10. Limitation of Liability and Claims
10.1 Definition: E2 Lighting’s aggregate liability in damages or otherwise shall in no event exceed the amount, if any, received by E2 Lighting in the order under claim. E2 Lighting shall in no instance be liable for any incidental, consequential or special loss or damage however it may be caused. No action of any kind may be brought against E2 Lighting by Buyer more than six (6) months after the cause of action occurred.

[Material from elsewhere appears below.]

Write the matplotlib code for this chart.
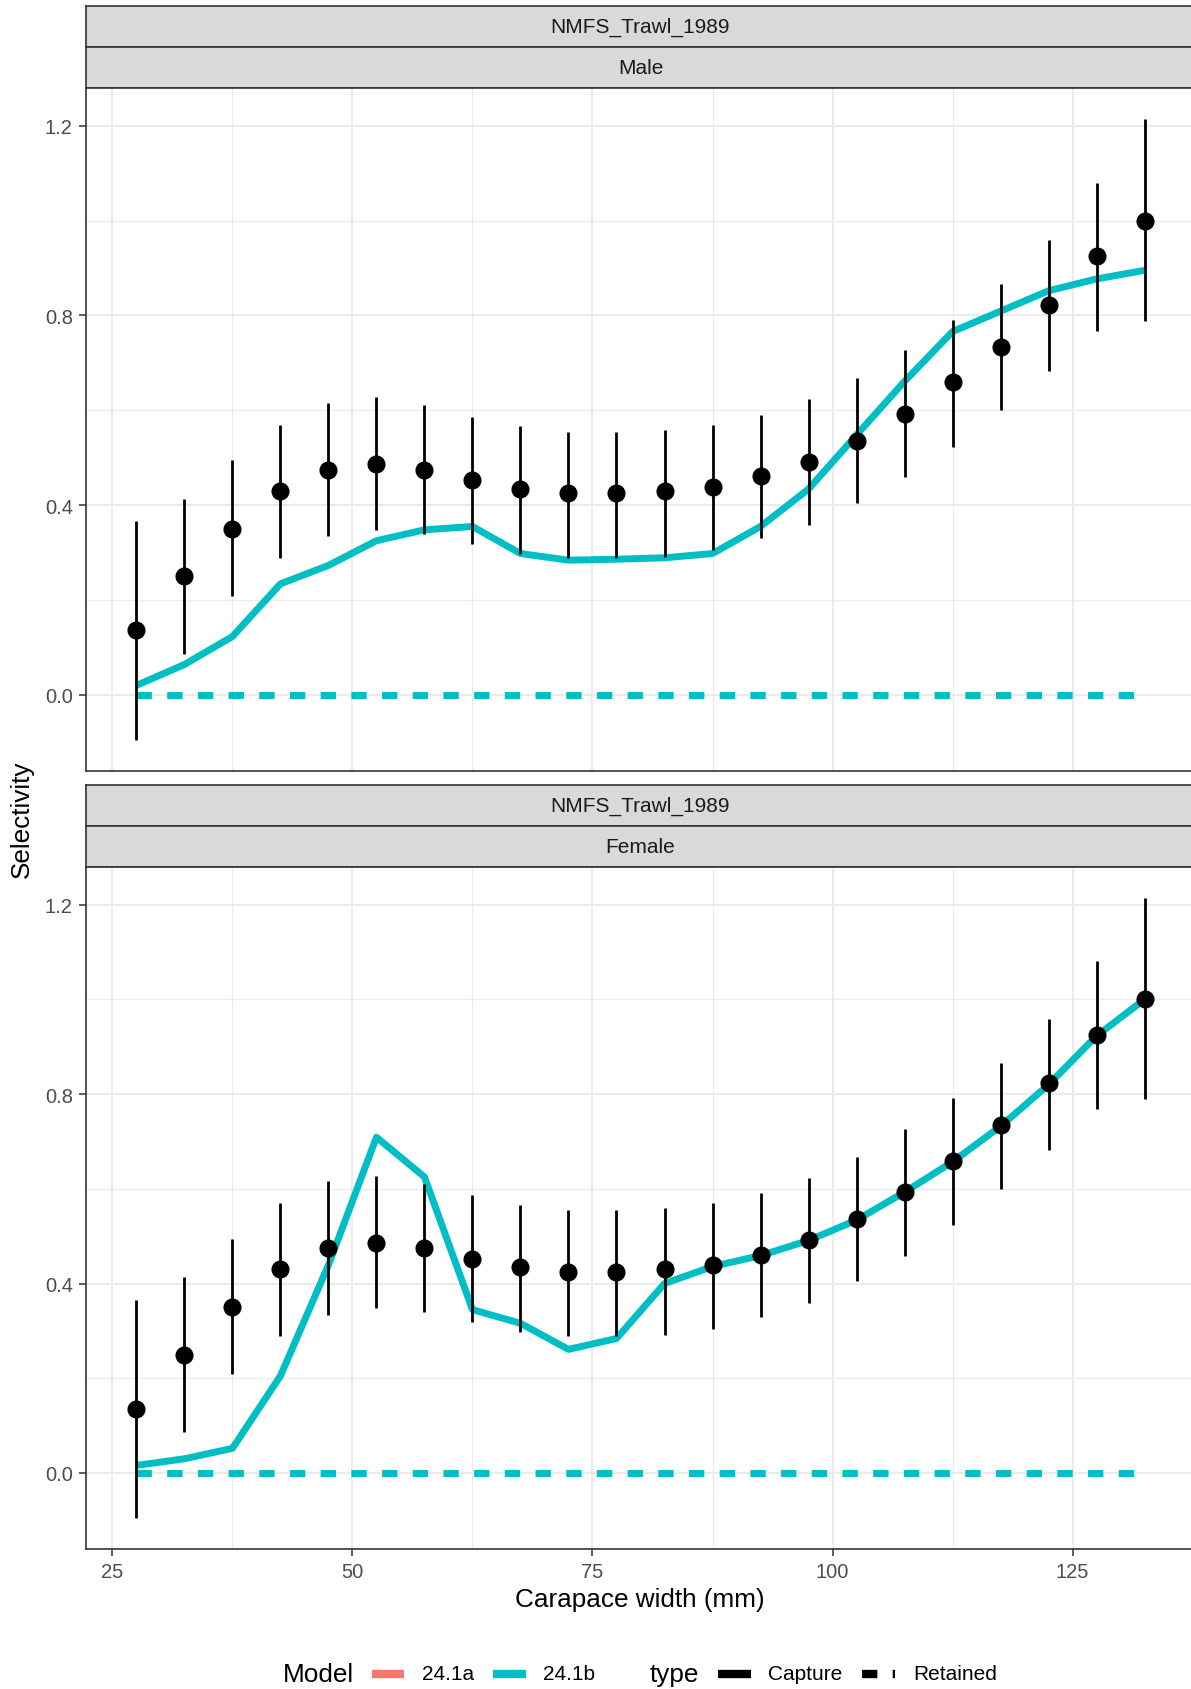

11.1 Export Control: E2 Lighting’s exportation of the Products may be subject to United States and/or international laws and regulations regarding the export of certain products and the export of such products to certain countries. E2 Lighting shall not be obligated under these Terms and Conditions of Sale to export, transfer or deliver the products to Buyer if prohibited by any applicable law or until proper governmental authorization has been obtained. E2 Lighting is not liable for any expense, damage, or delay resulting from these laws or failure to obtain authorization.
11.2 Government Regulations: Should the products purchased from E2 Lighting be used in a government contract or subcontract, no such government requirements shall be binding upon E2 Lighting unless specifically specified in writing.
11.3 Entire Agreement, Waive, and Amendment: This Agreement contains the entire understanding between the parties and supersedes any prior understandings or written or oral agreements between said parties respecting the subject matter hereof.
11.4 Unenforceability: The provisions of this Agreement shall be severable, and if any provisions shall be held unenforceable by a judicial decision directly binding upon any of the parties hereto, the remaining provisions shall remain in full force and effect.
11.5 Assignment: Buyer shall not assign or transfer any rights or claims under this Agreement. Any assignment shall be void. This Agreement shall be binding upon and shall inure to the benefit of the successors of Light.
11.6 Applicable Law: This Agreement shall be governed and construed under the laws of the State of Nevada and shall take effect as a sealed instrument.